Task description
Restate word for word the lines beginning at the one that contains "What matplotlib code" and ending at the one that contains "plt.rcParams['mathtext.bf'] = 'Liberation"; include both and nothing else.

Records provided

<<<<

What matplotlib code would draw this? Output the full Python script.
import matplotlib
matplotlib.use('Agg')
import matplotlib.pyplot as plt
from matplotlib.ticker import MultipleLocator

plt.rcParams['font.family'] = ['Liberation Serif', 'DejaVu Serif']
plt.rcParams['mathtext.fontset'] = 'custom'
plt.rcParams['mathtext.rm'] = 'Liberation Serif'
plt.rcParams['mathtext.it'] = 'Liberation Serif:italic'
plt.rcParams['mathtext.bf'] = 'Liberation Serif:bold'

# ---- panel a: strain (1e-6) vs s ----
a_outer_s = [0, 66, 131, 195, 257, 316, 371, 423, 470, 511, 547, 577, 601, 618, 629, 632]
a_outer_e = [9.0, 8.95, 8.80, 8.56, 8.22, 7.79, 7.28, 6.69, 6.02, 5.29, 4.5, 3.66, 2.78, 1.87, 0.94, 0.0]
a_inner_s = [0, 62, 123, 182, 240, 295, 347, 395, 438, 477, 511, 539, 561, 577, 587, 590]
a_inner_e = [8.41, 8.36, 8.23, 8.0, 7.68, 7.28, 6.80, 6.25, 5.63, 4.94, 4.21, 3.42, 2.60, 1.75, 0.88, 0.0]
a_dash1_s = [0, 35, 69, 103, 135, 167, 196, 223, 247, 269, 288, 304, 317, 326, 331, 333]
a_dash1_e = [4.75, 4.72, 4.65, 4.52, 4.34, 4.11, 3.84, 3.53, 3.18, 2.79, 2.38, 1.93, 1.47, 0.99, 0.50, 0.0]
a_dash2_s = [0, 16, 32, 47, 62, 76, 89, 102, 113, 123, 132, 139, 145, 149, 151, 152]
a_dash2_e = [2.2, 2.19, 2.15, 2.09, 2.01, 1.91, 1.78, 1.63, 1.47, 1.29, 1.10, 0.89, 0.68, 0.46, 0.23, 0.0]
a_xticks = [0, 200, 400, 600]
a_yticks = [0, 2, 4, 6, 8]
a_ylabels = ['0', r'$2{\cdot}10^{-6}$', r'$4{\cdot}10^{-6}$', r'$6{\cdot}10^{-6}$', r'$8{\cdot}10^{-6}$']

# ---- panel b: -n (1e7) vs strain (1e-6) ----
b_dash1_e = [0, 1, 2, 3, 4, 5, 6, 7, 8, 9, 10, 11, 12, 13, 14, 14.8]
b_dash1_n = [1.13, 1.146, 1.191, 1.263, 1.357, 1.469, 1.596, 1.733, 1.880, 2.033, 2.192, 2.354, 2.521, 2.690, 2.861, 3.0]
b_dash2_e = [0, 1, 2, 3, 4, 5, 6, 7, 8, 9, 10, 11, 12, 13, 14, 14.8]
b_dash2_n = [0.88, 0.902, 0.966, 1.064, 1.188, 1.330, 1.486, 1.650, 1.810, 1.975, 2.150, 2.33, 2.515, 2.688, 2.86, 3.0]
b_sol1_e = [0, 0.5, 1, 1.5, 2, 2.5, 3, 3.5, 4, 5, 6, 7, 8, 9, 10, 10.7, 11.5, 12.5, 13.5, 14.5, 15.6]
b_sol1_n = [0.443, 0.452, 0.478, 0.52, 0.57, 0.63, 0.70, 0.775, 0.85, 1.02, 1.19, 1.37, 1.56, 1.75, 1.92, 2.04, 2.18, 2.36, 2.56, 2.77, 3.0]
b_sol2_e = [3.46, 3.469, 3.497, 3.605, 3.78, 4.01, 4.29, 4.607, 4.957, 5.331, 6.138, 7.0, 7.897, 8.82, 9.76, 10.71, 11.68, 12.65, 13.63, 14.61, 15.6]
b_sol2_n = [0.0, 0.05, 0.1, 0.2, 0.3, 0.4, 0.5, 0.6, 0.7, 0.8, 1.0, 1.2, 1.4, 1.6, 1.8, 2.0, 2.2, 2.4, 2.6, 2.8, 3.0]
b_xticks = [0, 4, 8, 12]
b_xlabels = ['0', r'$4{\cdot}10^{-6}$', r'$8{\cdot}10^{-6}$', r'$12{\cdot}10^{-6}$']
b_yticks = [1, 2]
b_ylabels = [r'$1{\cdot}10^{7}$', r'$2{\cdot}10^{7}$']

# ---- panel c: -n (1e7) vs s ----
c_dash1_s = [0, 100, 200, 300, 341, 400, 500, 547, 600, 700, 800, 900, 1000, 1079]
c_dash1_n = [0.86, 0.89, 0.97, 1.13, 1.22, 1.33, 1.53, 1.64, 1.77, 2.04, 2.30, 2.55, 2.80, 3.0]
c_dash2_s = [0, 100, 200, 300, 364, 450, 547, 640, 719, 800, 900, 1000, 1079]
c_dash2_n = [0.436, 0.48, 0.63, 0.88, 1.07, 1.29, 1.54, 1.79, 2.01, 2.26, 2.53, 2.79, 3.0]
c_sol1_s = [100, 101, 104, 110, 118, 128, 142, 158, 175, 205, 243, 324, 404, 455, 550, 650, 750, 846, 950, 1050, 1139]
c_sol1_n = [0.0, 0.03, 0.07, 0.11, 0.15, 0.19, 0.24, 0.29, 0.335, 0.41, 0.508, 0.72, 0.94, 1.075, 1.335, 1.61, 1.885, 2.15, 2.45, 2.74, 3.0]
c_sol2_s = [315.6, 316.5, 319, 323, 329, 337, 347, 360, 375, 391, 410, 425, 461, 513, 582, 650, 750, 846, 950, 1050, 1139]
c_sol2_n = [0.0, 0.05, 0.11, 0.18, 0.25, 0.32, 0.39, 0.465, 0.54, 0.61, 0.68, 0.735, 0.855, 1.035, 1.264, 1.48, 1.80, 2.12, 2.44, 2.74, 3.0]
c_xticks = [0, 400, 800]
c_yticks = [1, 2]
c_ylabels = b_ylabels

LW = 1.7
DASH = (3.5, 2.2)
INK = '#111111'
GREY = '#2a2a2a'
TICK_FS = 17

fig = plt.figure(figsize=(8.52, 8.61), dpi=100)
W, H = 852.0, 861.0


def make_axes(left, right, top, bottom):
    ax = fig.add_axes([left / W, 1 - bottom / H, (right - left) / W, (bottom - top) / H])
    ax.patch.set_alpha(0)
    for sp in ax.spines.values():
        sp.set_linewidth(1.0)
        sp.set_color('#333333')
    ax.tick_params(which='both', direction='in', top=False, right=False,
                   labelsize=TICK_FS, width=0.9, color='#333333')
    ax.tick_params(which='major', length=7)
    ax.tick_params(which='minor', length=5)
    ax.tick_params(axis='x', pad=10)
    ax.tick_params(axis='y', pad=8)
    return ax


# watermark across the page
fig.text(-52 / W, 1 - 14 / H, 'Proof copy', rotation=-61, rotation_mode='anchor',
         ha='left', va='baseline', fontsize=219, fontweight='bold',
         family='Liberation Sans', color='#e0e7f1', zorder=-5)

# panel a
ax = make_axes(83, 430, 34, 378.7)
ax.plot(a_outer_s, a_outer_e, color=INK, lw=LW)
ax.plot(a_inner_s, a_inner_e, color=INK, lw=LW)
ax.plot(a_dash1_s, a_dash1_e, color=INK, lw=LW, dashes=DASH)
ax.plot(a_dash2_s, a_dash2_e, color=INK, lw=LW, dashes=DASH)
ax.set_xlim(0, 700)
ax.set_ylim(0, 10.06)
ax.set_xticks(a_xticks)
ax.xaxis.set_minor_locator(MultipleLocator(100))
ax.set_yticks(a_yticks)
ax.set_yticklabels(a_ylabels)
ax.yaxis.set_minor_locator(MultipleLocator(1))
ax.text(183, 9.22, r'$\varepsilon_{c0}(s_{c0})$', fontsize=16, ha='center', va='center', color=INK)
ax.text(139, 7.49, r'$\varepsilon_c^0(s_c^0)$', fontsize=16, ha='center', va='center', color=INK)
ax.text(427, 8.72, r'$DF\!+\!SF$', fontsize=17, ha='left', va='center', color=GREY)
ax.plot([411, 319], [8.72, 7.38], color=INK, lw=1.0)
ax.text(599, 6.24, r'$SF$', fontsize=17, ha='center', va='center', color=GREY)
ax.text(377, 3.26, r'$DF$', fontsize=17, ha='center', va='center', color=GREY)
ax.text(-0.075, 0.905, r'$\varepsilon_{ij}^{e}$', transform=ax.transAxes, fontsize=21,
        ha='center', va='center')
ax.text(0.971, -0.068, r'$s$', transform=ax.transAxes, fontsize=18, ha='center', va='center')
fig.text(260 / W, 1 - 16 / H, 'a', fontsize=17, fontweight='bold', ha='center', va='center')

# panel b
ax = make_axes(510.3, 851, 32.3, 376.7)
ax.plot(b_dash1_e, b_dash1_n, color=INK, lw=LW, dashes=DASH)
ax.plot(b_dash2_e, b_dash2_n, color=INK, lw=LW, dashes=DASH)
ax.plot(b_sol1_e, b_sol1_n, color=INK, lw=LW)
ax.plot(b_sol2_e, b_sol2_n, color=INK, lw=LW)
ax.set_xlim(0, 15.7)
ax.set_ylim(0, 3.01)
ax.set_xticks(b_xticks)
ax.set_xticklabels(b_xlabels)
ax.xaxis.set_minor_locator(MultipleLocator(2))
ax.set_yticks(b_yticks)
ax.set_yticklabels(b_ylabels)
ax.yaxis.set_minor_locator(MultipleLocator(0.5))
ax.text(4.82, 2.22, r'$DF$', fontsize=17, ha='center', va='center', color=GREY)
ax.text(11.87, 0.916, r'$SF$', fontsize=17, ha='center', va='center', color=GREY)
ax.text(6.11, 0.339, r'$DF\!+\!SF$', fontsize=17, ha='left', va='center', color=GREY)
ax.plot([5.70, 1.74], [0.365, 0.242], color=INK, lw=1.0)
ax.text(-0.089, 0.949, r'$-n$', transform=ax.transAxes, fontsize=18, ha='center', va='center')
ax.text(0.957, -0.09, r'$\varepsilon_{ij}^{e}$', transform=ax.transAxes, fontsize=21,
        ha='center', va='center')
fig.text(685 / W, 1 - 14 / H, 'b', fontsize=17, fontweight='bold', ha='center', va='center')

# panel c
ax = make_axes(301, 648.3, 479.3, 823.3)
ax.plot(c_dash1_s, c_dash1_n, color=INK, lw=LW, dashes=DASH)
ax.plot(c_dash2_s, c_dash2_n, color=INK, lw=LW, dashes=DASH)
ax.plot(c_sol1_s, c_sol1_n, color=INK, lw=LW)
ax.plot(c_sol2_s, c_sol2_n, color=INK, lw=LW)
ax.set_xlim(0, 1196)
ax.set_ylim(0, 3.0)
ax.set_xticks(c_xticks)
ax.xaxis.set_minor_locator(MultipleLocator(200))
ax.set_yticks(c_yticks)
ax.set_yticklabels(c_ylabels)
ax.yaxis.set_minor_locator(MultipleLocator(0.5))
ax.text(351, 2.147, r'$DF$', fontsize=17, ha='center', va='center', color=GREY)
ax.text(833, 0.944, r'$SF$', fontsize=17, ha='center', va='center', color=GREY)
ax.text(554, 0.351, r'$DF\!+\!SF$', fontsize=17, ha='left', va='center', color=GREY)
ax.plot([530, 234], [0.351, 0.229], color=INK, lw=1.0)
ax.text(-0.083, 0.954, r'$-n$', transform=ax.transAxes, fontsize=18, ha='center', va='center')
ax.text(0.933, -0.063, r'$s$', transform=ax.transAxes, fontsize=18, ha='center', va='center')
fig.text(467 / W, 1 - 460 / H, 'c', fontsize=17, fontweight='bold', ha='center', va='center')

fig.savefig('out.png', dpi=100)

>>>>
<<<<

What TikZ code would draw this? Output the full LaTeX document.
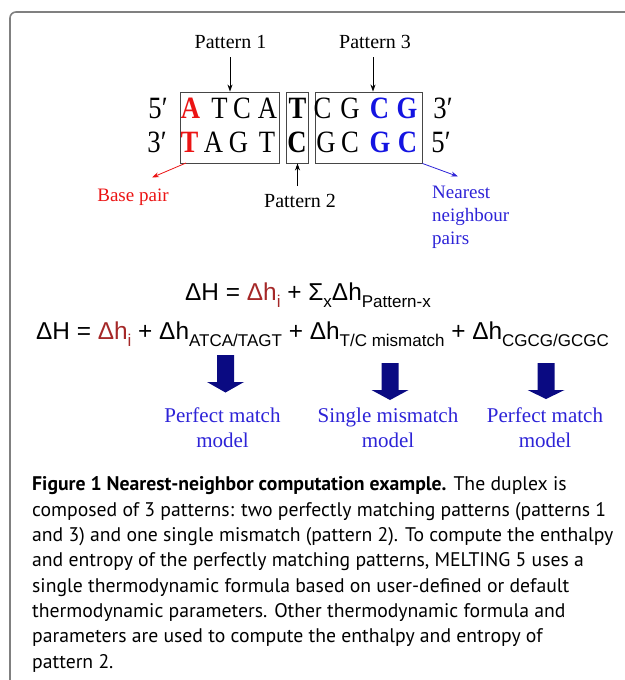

>>>>

Final result
What matplotlib code would draw this? Output the full Python script.
import matplotlib
matplotlib.use('Agg')
import matplotlib.pyplot as plt
from matplotlib.ticker import MultipleLocator

plt.rcParams['font.family'] = ['Liberation Serif', 'DejaVu Serif']
plt.rcParams['mathtext.fontset'] = 'custom'
plt.rcParams['mathtext.rm'] = 'Liberation Serif'
plt.rcParams['mathtext.it'] = 'Liberation Serif:italic'
plt.rcParams['mathtext.bf'] = 'Liberation Serif:bold'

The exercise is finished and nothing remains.